Recent string of deaths on our roadways illustrates need for Vision Zero policy.

There have been a string of deaths on our region’s roadways this year. In several cases, including one last week that involved the death of a 12-year-old girl in Colerain Township, have come as a result of deadly roadway design. In this particular instance, cars often travel at fast speeds and there are few crosswalks made available to people walking. In March it was a deadly stretch of roadway in Florence that led to a person losing control of their car and killing a grandfather and his two toddler grandchildren as they attempted to walk along a road with no sidewalks.

In Los Angeles, a city that has become infamous for being car-dominated, the city’s mayor is looking to improve the situation. Some local leaders are also calling for a so-called Vision Zero policy agenda that works aggressively toward designing streets and crafting public policy in a way to eliminate such deaths. More from the Los Angeles Times:

Los Angeles is in many respects a terrible place to be a pedestrian. That’s in large part because we have engineered our streets to function like highways, widening them over the decades at the expense of sidewalks, which are so anemic in some places that telephone poles and other utilities block them. We’ve made it easy to drive on Sepulveda Boulevard or Sunset Boulevard as an alternative to the 405 or the 101, and, as a result, made it dangerous to traverse those streets by foot.

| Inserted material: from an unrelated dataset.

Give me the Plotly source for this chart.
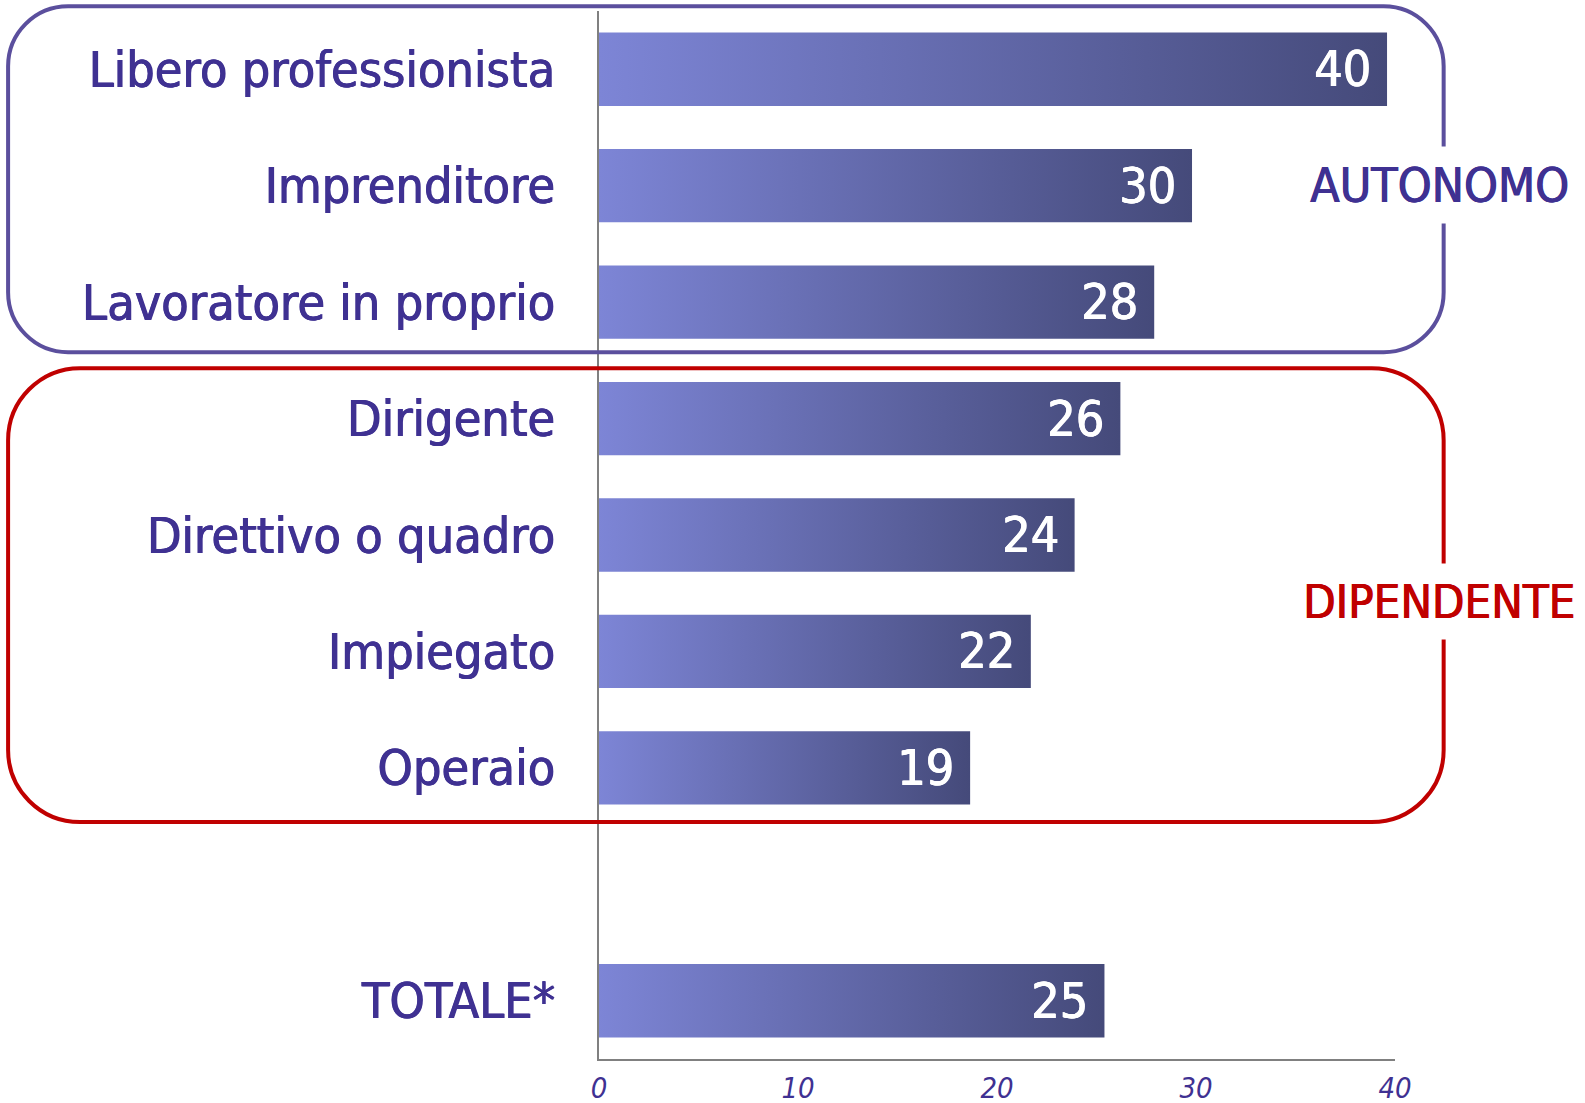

The city’s lack of regard for pedestrians is nowhere more apparent than in the shortage of marked crosswalks. Although technically pedestrians have the right of way at any intersection, drivers don’t generally slow down or look around unless there’s paint on the ground. Is there anything more frustrating for a pedestrian than arriving at a corner without white lines? You have to choose between risking your life by darting across the street and walking out of your way in the hope of finding a safe crossing nearby.